As you probably know, black prison inmates in America’s South, hammering and digging along rural roads, came up with chain gang songs. They lifted their voices and their feet, clinking and clanging in percussive harmony.

Black brothers in South Africa did something akin in Apartheid days. Along with their fetters, they also wore massive boots, working in flooded gold mines. American-born Englishman David Bruce was moved to evoke the music and the soulful sounds emanating from such depths. At age 38 he wrote “Gumboots.”  It’s for clarinets and string quartet. And the centerpiece of the Eko Nova concert called “Dancing in Chains.”  Artistic Director/clarinetist John Klinghammer calls the composition part of a “joyful” experience combined with Béla Bartók’s third string quartet and American Caroline Shaw’s 2011 “Entr’acte.”

Bruce comments that the legend of those men toiling, singing and dancing in the mines points to an expression of “huge vitality…a striking example of how something beautiful and life-enhancing can come out of something far more negative…an example of the resilience of the human spirit,” moving from introspection to celebration. “Lively…jubilant…joyous” said The New York Times.

Bruce has been Associate Composer of the San Diego Symphony, where he wrote a violin concerto for Gil Shaham two years ago. Previously he was Composer-in-Residence with London’s Royal Opera House for whom he wrote the opera Nothing, which premiered three months ago. His chamber opera The Firework Maker’s Daughter toured the UK and New York in 2013 and was shortlisted for the British Composer Awards and the Olivier Awards for Best New Opera Production.http://www.davidbruce.net/biography.asp

The harmonically adventurous, contrapuntal Bartók work also suggests dance, after an almost bleak start. You could find sonorous affinities with Bruce’s score.  A “musical arc of violence and uncertainty culminating with affirmation,” Klinghammer notes. There is no evident programmatic intention in this 1927 piece, written when the Hungarian composer was 46.

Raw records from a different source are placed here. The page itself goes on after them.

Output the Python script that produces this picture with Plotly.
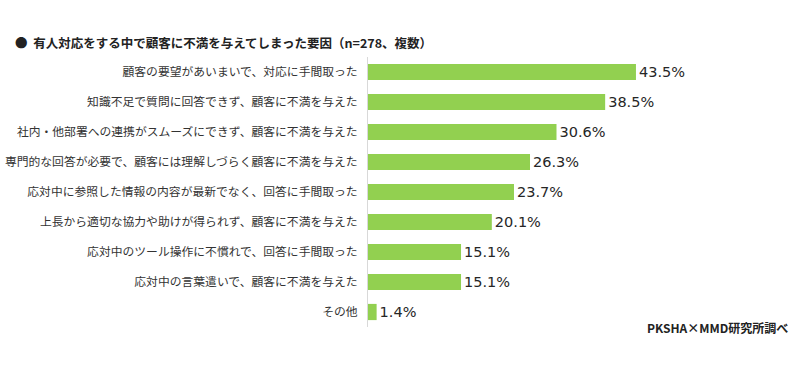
import plotly.graph_objects as go

categories = [
    "顧客の要望があいまいで、対応に手間取った",
    "知識不足で質問に回答できず、顧客に不満を与えた",
    "社内・他部署への連携がスムーズにできず、顧客に不満を与えた",
    "専門的な回答が必要で、顧客には理解しづらく顧客に不満を与えた",
    "応対中に参照した情報の内容が最新でなく、回答に手間取った",
    "上長から適切な協力や助けが得られず、顧客に不満を与えた",
    "応対中のツール操作に不慣れで、回答に手間取った",
    "応対中の言葉遣いで、顧客に不満を与えた",
    "その他",
]
values = [43.5, 38.5, 30.6, 26.3, 23.7, 20.1, 15.1, 15.1, 1.4]

title_text = "●  有人対応をする中で顧客に不満を与えてしまった要因（n=278、複数）"
source_text = "PKSHA×MMD研究所調べ"

FONT = "Noto Sans CJK JP, Noto Sans, sans-serif"
NUM_FONT = "DejaVu Sans, Verdana, sans-serif"

fig = go.Figure(
    go.Bar(
        x=values,
        y=categories,
        orientation="h",
        marker=dict(color="#92D050", line=dict(width=0)),
        width=0.54,
        text=values,
        texttemplate="%{x:.1f}%",
        textposition="outside",
        constraintext="none",
        textfont=dict(size=14.5, color="#262626", family=NUM_FONT),
        cliponaxis=False,
        hoverinfo="skip",
    )
)

fig.update_layout(
    width=800,
    height=372,
    margin=dict(l=368, r=0, t=57, b=45, autoexpand=False),
    paper_bgcolor="white",
    plot_bgcolor="white",
    font=dict(family=FONT, color="#333333"),
    showlegend=False,
    title=dict(
        text=title_text,
        x=15 / 800,
        xanchor="left",
        xref="container",
        y=1 - 44 / 372,
        yanchor="middle",
        yref="container",
        font=dict(size=12.5, color="#222222", family=FONT, weight="bold"),
    ),
    xaxis=dict(
        range=[0, 70.13],
        visible=False,
        showgrid=False,
        zeroline=False,
        automargin=False,
    ),
    yaxis=dict(
        autorange=False,
        range=[8.5, -0.5],
        showgrid=False,
        zeroline=False,
        showline=True,
        linecolor="#d9d9d9",
        linewidth=1,
        ticks="",
        automargin=False,
        ticklabelstandoff=7,
        tickfont=dict(size=11.8, color="#333333", family=FONT),
    ),
    annotations=[
        dict(
            text=source_text,
            xref="paper",
            yref="paper",
            x=(790 - 368) / 432,
            y=0,
            xanchor="right",
            yanchor="middle",
            showarrow=False,
            font=dict(size=12, color="#222222", family=FONT, weight="bold"),
        )
    ],
)

fig.write_html(
    "out.html",
    config={"displayModeBar": False},
    post_script="document.body.style.margin='0px';document.body.style.padding='0px';",
)
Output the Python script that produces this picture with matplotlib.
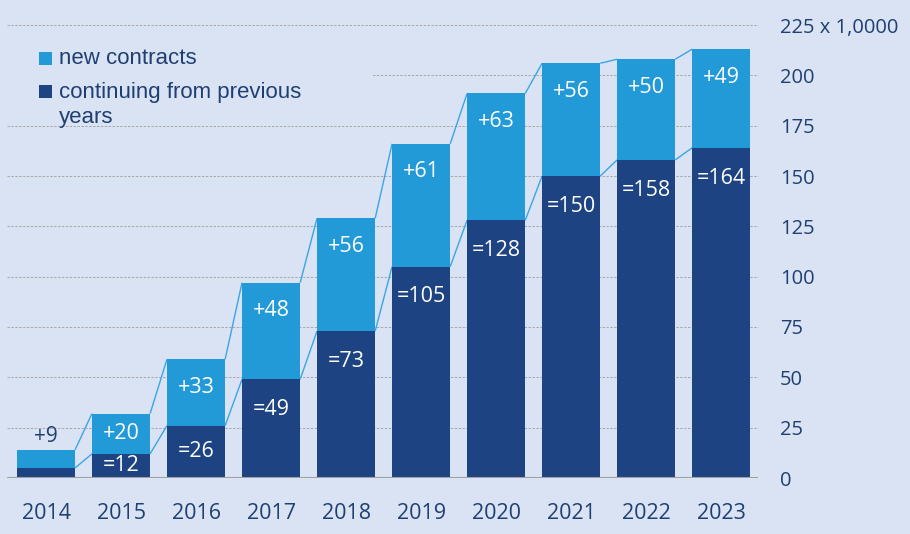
import numpy as np
import matplotlib as mp
import matplotlib.pyplot as plt

years = ['2014', '2015', '2016', '2017', '2018', '2019', '2020', '2021', '2022', '2023']
continuing = [5, 12, 26, 49, 73, 105, 128, 150, 158, 164]
new = [9, 20, 33, 48, 56, 61, 63, 56, 50, 49]
yticks = [0, 25, 50, 75, 100, 125, 150, 175, 200, 225]
ytick_labels = ['0', '25', '50', '75', '100', '125', '150', '175', '200', '225 x 1,0000']

bg = '#dae3f3'
dark = '#1d4382'
light = '#229ad8'
txt = '#1f3f73'
w = 0.775

fig = plt.figure(figsize=(9.1, 5.34), dpi=100, facecolor=bg)
ax = fig.add_axes([7/910, (534-478)/534, (758-7)/910, (478-25)/534])
ax.set_facecolor(bg)

x = np.arange(len(years))
cont = np.array(continuing)
tot = cont + np.array(new)

ax.bar(x, cont, w, color=dark, zorder=3)
ax.bar(x, new, w, bottom=cont, color=light, zorder=3)

# connector lines between bars
for i in range(len(years)-1):
    for arr in (cont, tot):
        ax.plot([x[i]+w/2, x[i+1]-w/2], [arr[i], arr[i+1]],
                color='#3aa5e6', lw=1.0, zorder=2, solid_capstyle='butt')

# labels
for i in range(len(years)):
    if i == 0:
        ax.text(x[i], tot[i]+1.5, '+%d' % new[i], ha='center', va='bottom',
                color=txt, fontsize=15, family='Open Sans', zorder=5)
    else:
        yl = max(tot[i]-14, cont[i]+new[i]/2)
        ax.text(x[i], yl, '+%d' % new[i], ha='center', va='center',
                color='white', fontsize=15.5, family='Open Sans', zorder=5)
        yd = max(cont[i]-15, cont[i]/2)
        ax.text(x[i], yd, '=%d' % cont[i], ha='center', va='center',
                color='white', fontsize=15.5, family='Open Sans', zorder=5)

ax.set_xlim(-0.52, 9.49)
ax.set_ylim(0, 225)
for s in ax.spines.values():
    s.set_visible(False)
ax.axhline(0, color='#a0a0a0', lw=1.5, zorder=4)
for v in yticks[1:]:
    ax.axhline(v, color='#a8a8a8', lw=0.7, ls=(0, (2.5, 1.5)), zorder=1, clip_on=False)

ax.yaxis.tick_right()
ax.set_yticks(yticks)
ax.set_yticklabels(ytick_labels)
for lab in ax.get_yticklabels():
    lab.set_horizontalalignment('left')
ax.tick_params(axis='y', length=0, pad=16, labelsize=14.5, labelcolor=txt)
ax.set_xticks(x)
ax.set_xticklabels(years)
ax.tick_params(axis='x', length=0, pad=18, labelsize=15.5, labelcolor=txt)
for lab in ax.get_xticklabels() + ax.get_yticklabels():
    lab.set_family('Open Sans')

# legend area (covers grid)
def fx(px):
    return px/910
def fy(py):
    return (534-py)/534
fig.add_artist(mp.patches.Rectangle((fx(7), fy(110)), fx(372)-fx(7), fy(40)-fy(110),
                                    transform=fig.transFigure, facecolor=bg, edgecolor='none', zorder=5))
fig.add_artist(mp.patches.Rectangle((fx(39), fy(65)), 13/910, 13/534,
                                    transform=fig.transFigure, facecolor=light, edgecolor='none', zorder=6))
fig.add_artist(mp.patches.Rectangle((fx(39), fy(98)), 13/910, 13/534,
                                    transform=fig.transFigure, facecolor=dark, edgecolor='none', zorder=6))
fig.text(fx(59), fy(59), 'new contracts', fontsize=16, family='Liberation Sans',
         color=txt, va='center', ha='left', zorder=7)
fig.text(fx(59), fy(105), 'continuing from previous\nyears', fontsize=16,
         family='Liberation Sans', color=txt, va='center', ha='left',
         linespacing=1.2, zorder=7)

plt.savefig('out.png', facecolor=bg, dpi=100)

Caroline Shaw’s “Entr’acte” comes from 2011 when she was 29. This could be called dance-like, given that it includes a minuet. She spins off from a Haydn quartet which, she points out, “suddenly takes you to the other side of Alice’s looking glass, in a kind of absurd, subtle, technicolor transition.”

Three years ago Shaw became the youngest-ever winner of the Pulitzer Prize for Music for “Partita for 8 Voices.” That was also nominated for a Grammy for Best Classical Composition, not that she’s a stranger to the Grammys, being a singer in the winning group Roomful of Teeth. She’s had commissions from the Carmel Bach Festival, the Cincinnati and Baltimore symphonies plus the Brooklyn Youth Chorus and has been working on an ambient electronic album. http://carolineshaw.com.

New York Magazine enthuses that Shaw “has ­discovered a lode of the rarest commodity in contemporary music: joy.”

There’s that word again.

The performing artists are Kansas City Symphony musicians Sunho Kim, Stephanie Cathcart, Philip Kramp, and Maria Crosby, joined by John Klinghammer.